Artificial intelligence to predict efficacy of drugs and radiation in head and neck cancer through radiology imaging and digital pathology combined to tumour genomics

New Clinician-Scientist awardee will use artificial intelligence to advance precision medicine for patients with head and neck cancers

Dr. Houda Bahig is keenly aware of the need to find better ways to personalize treatments for head and neck cancers. As a radiation oncologist at the Centre hospitalier de l'Université de Montréal, she treats patients with these cancers daily and knows that current methods for tailoring treatments are rudimentary at best, and that more needs to be done to improve outcomes and quality of life for her patients.

“Today, the personalization that exists is to look at the tumour type, location and stage to determine who gets surgery, radiation and/or systemic treatment” she says. “But besides that, everybody gets pretty much the same dose of radiation and chemotherapy.”

Because these tumours form in areas that we use to breath and speak, the side effects of treatments can be very harsh, severely affecting a patient’s quality of life. And while the current treatments do help cure some people, not all patients respond favourably to them. “This leaves us in a place where we may be overtreating some patients and undertreating others, but we have no way of knowing that beforehand,” says Dr.
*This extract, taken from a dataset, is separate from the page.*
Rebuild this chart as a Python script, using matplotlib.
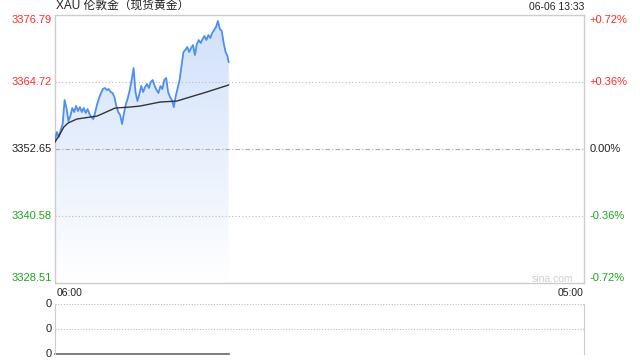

Bahig. 

In this context, understanding who will respond to what treatments and tailoring therapies to improve quality of life and survival for patients is paramount. That is why she will use a new Marathon of Hope Cancer Centres Network Clinician-Scientist Award to lead a team of multidisciplinary scientists who will use artificial intelligence to analyze Big Data collected from patients with these cancers. Their goal is to create a tool to guide individually tailored treatment decisions, accelerating precision medicine for these patients.

“Today we have an enormous breadth of data from our patients, and we have the tools to analyze that data in new and exciting ways to predict treatment response,” says Dr. Bahig. “This project will put those tools together to improve the lives of cancer patients. 
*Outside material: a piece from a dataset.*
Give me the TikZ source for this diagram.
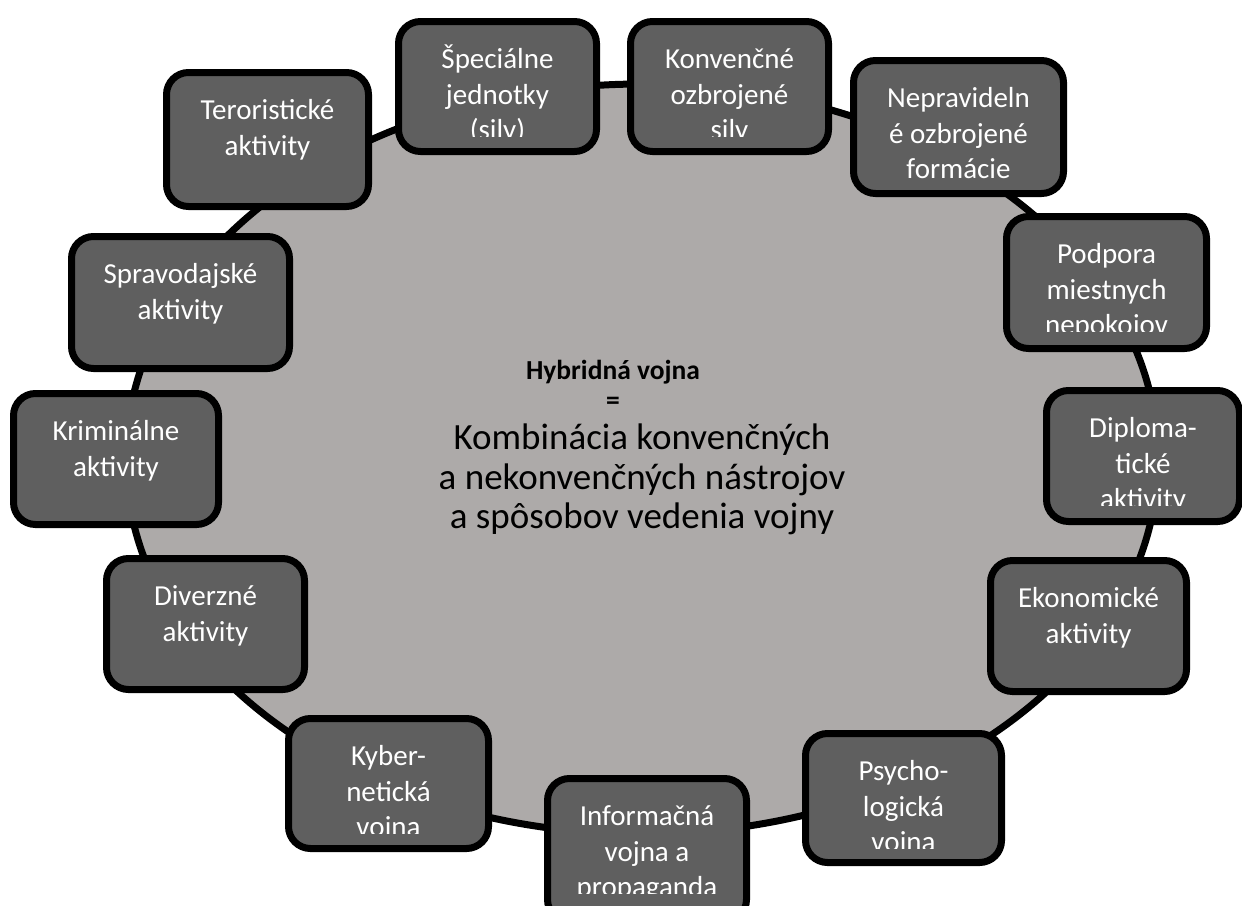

To achieve this, Dr. Bahig and her team will create a first-of-its-kind resource that combines imaging data, genomic and transcriptomic data, clinical data and pathomic data (features derived from cuts of the actual tumour specimen) from patients treated for head and neck cancer. She will then work with artificial intelligence specialists who are embedded in her research team to analyze the data (which is also a part of the MOHCCN Gold Cohort) to see if there are biomarkers that could be used to predict treatment response. 
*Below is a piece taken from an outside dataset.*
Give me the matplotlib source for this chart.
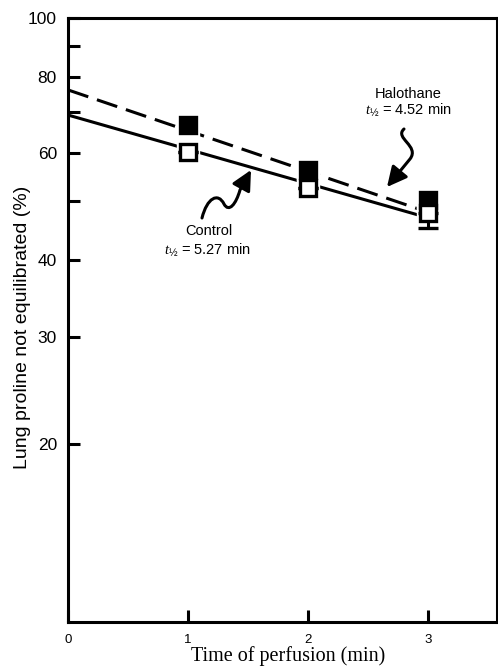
import matplotlib
matplotlib.use("Agg")
import matplotlib.pyplot as plt
from matplotlib.patches import FancyArrowPatch
from matplotlib.path import Path
from matplotlib.ticker import FixedLocator, NullLocator

# data
times = [1, 2, 3]
halothane = [66.8, 56.4, 50.3]
control = [60.3, 52.6, 47.8]
control_err_low = [0.0, 0.0, 2.5]

fit_x = [0, 3]
halothane_fit = [76.2, 48.0]
control_fit = [69.3, 47.0]

y_ticks = [20, 30, 40, 50, 60, 70, 80, 90, 100]
y_tick_labels = ["20", "30", "40", "", "60", "", "80", "", "100"]
x_ticks = [0, 1, 2, 3]

plt.rcParams["font.family"] = ["Liberation Sans", "DejaVu Sans"]
plt.rcParams["mathtext.fontset"] = "custom"
plt.rcParams["mathtext.it"] = "Liberation Serif:italic"
plt.rcParams["mathtext.rm"] = "Liberation Sans"

W, H = 498, 672
fig = plt.figure(figsize=(W / 100, H / 100), dpi=100)
ax = fig.add_axes([68 / W, 50 / H, 429 / W, 604 / H])

ax.set_yscale("log")
ax.set_xlim(0, 3.575)
ax.set_ylim(10.2, 100)

# fitted lines
ax.plot(fit_x, halothane_fit, color="black", lw=2.2, ls=(0, (7, 3)), zorder=2)
ax.plot(fit_x, control_fit, color="black", lw=2.2, zorder=2)

# white halo so lines break around the symbols
ax.plot(times, halothane, ls="none", marker="s", ms=16, color="white", zorder=3)
ax.plot(times, control, ls="none", marker="s", ms=16, color="white", zorder=3)

ax.errorbar(times, control, yerr=[control_err_low, [0, 0, 0]], fmt="none",
            ecolor="black", elinewidth=2.2, capsize=7, capthick=2.4, zorder=4)
ax.plot(times, halothane, ls="none", marker="s", ms=11.5, mew=2.4,
        mfc="black", mec="black", zorder=5)
ax.plot(times, control, ls="none", marker="s", ms=11.5, mew=2.4,
        mfc="white", mec="black", zorder=6)

for s in ax.spines.values():
    s.set_linewidth(2.2)

ax.yaxis.set_major_locator(FixedLocator(y_ticks))
ax.yaxis.set_minor_locator(NullLocator())
ax.set_yticklabels(y_tick_labels)
ax.set_xticks(x_ticks)
ax.set_xticklabels([str(t) for t in x_ticks])
ax.tick_params(axis="y", direction="in", length=8.5, width=2.2, pad=8,
               labelsize=12.5)
ax.tick_params(axis="x", direction="in", length=9, width=2.2, pad=8.5,
               labelsize=9.5)

ax.set_xlabel("Time of perfusion (min)", family="Liberation Serif",
              fontsize=14.5)
ax.xaxis.set_label_coords(0.513, -0.04)
ax.set_ylabel("Lung proline not equilibrated (%)", fontsize=14)
ax.yaxis.set_label_coords(-0.086, 0.487)


def px(x, y):
    return (x / W, 1 - y / H)


fig.text(*px(408, 94), "Halothane", ha="center", va="center", fontsize=10.5)
fig.text(*px(408, 110), r"$t_{½}$ = 4.52 min", ha="center",
         va="center", fontsize=10.5)
fig.text(*px(209, 231), "Control", ha="center", va="center", fontsize=10.5)
fig.text(*px(207, 250), r"$t_{½}$ = 5.27 min", ha="center",
         va="center", fontsize=10.5)

# squiggly arrows
hal_path = Path(
    [px(404, 129), px(394, 138), px(420, 146), px(410, 159), px(387, 187)],
    [Path.MOVETO, Path.CURVE4, Path.CURVE4, Path.CURVE4, Path.LINETO])
ctl_path = Path(
    [px(202, 218), px(207, 198), px(218, 192), px(224, 204),
     px(229, 213), px(236, 204), px(240, 190), px(251, 170)],
    [Path.MOVETO, Path.CURVE4, Path.CURVE4, Path.CURVE4,
     Path.CURVE4, Path.CURVE4, Path.CURVE4, Path.LINETO])
for p in (hal_path, ctl_path):
    arr = FancyArrowPatch(path=p, arrowstyle="-|>,head_length=0.8,head_width=0.4",
                          mutation_scale=15, lw=2.2, color="black",
                          transform=fig.transFigure)
    fig.add_artist(arr)

fig.savefig("out.png", dpi=100)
By the end of the project, Dr. Bahig’s team hopes to have a tool that is robust enough that it can be validated through a multi-centre clinical trial, moving it as close as possible to patients.

“The Marathon of Hope Cancer Centres Network’s funding will not only allow us to create the tool by supporting sequencing and data collection but will also allow us to find partners to validate it,” she says.

The $225,000 award is for three years and will be matched by the Centre hospitalier de l'Université de Montréal to total $450,000.